TASK REQUIREMENTS:
Work out how many lines of the data hold the string "seaborn", and reply with that number alone.

DATA EXTRACT:

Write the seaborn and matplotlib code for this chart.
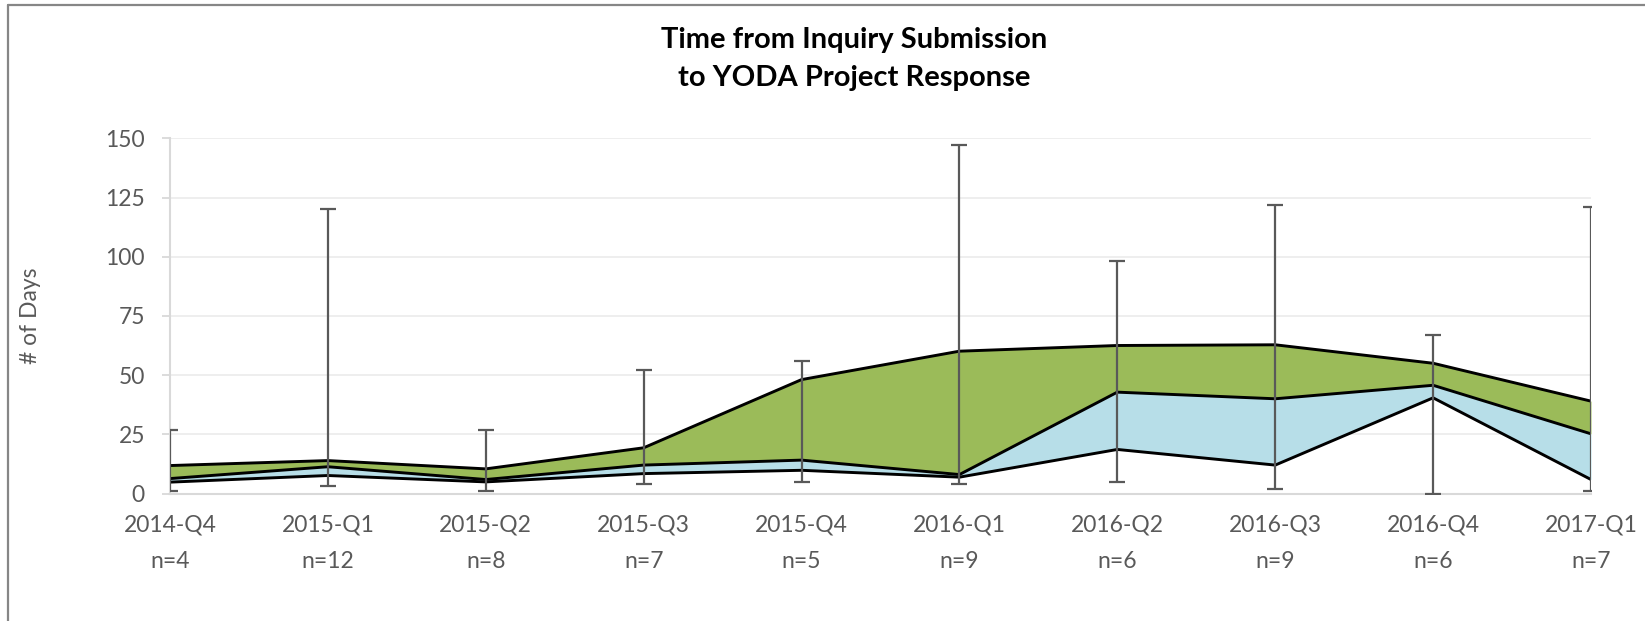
import numpy as np
import pandas as pd
import matplotlib
matplotlib.use("Agg")
import matplotlib.pyplot as plt
from matplotlib.lines import Line2D
import seaborn as sns

# ── Data ───────────────────────────────────────────────────────────────────
quarters = ["2014-Q4", "2015-Q1", "2015-Q2", "2015-Q3", "2015-Q4",
            "2016-Q1", "2016-Q2", "2016-Q3", "2016-Q4", "2017-Q1"]
n_counts = [4, 12, 8, 7, 5, 9, 6, 9, 6, 7]
q1_days = [4.8, 7.6, 4.9, 8.4, 9.8, 6.9, 18.6, 12.0, 40.4, 5.9]
median_days = [6.3, 11.3, 5.9, 12.0, 14.1, 8.0, 42.8, 40.0, 45.7, 25.2]
q3_days = [11.8, 13.9, 10.4, 19.3, 48.1, 60.1, 62.5, 62.8, 55.0, 39.0]
min_days = [1, 3, 1, 4, 5, 4, 5, 2, 0, 1]
max_days = [27, 120, 27, 52, 56, 147, 98, 122, 67, 121]

GREEN = "#9BBB59"
BLUE = "#B7DEE8"
GREY_TXT = "#595959"
GRID = "#EDEDED"
SPINE = "#D9D9D9"

df = pd.DataFrame({
    "pos": np.arange(len(quarters)),
    "q1": q1_days, "median": median_days, "q3": q3_days,
    "min": min_days, "max": max_days,
})

sns.set_theme(style="white")
plt.rcParams["font.family"] = ["Lato", "DejaVu Sans"]

fig = plt.figure(figsize=(16.45, 6.21), dpi=100)
ax = fig.add_axes([170 / 1645, 1 - 493.5 / 621, (1591 - 170) / 1645, (493.5 - 138.3) / 621])

# stacked bands
ax.fill_between(df.pos, df.q1, df["median"], color=BLUE, lw=0, zorder=2)
ax.fill_between(df.pos, df["median"], df.q3, color=GREEN, lw=0, zorder=2)
for col in ["q1", "median", "q3"]:
    sns.lineplot(data=df, x="pos", y=col, ax=ax, color="black", lw=2.1, zorder=3)

# min / max whiskers
ax.errorbar(df.pos, df["median"],
            yerr=[df["median"] - df["min"], df["max"] - df["median"]],
            fmt="none", ecolor=GREY_TXT, elinewidth=1.6, capsize=5.5,
            capthick=1.6, zorder=4)

ax.set_xlim(0, len(quarters) - 1)
ax.set_ylim(0, 150)
ax.set_yticks(np.arange(0, 151, 25))
ax.set_xticks(df.pos)
ax.set_xticklabels([f"{q}\nn={n}" for q, n in zip(quarters, n_counts)],
                   linespacing=1.9)
ax.grid(True, axis="y", color=GRID, lw=1.3, zorder=0)
ax.grid(False, axis="x")
ax.set_axisbelow(True)
for side in ["top", "right"]:
    ax.spines[side].set_visible(False)
for side in ["left", "bottom"]:
    ax.spines[side].set_color(SPINE)
    ax.spines[side].set_linewidth(1.5)
ax.tick_params(axis="y", length=6, width=1.3, color=SPINE, pad=12,
               labelsize=16.5, labelcolor=GREY_TXT, left=True)
ax.tick_params(axis="x", length=0, pad=15, labelsize=16.5, labelcolor=GREY_TXT)
ax.set_xlabel("")
ax.set_ylabel("# of Days", fontsize=16.5, color=GREY_TXT, labelpad=46)

fig.text(854 / 1645, 1 - 59 / 621, "Time from Inquiry Submission\nto YODA Project Response",
         ha="center", va="center", fontsize=21, fontweight="bold",
         color="black", linespacing=1.6)

# chart-area border (left and top edges visible)
fig.add_artist(Line2D([8 / 1645, 8 / 1645], [0, 1 - 5 / 621],
                      transform=fig.transFigure, color="#868686", lw=1.6))
fig.add_artist(Line2D([8 / 1645, 1], [1 - 5 / 621, 1 - 5 / 621],
                      transform=fig.transFigure, color="#868686", lw=1.6))

fig.savefig("out.png", dpi=100, facecolor="white")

RESULT:
2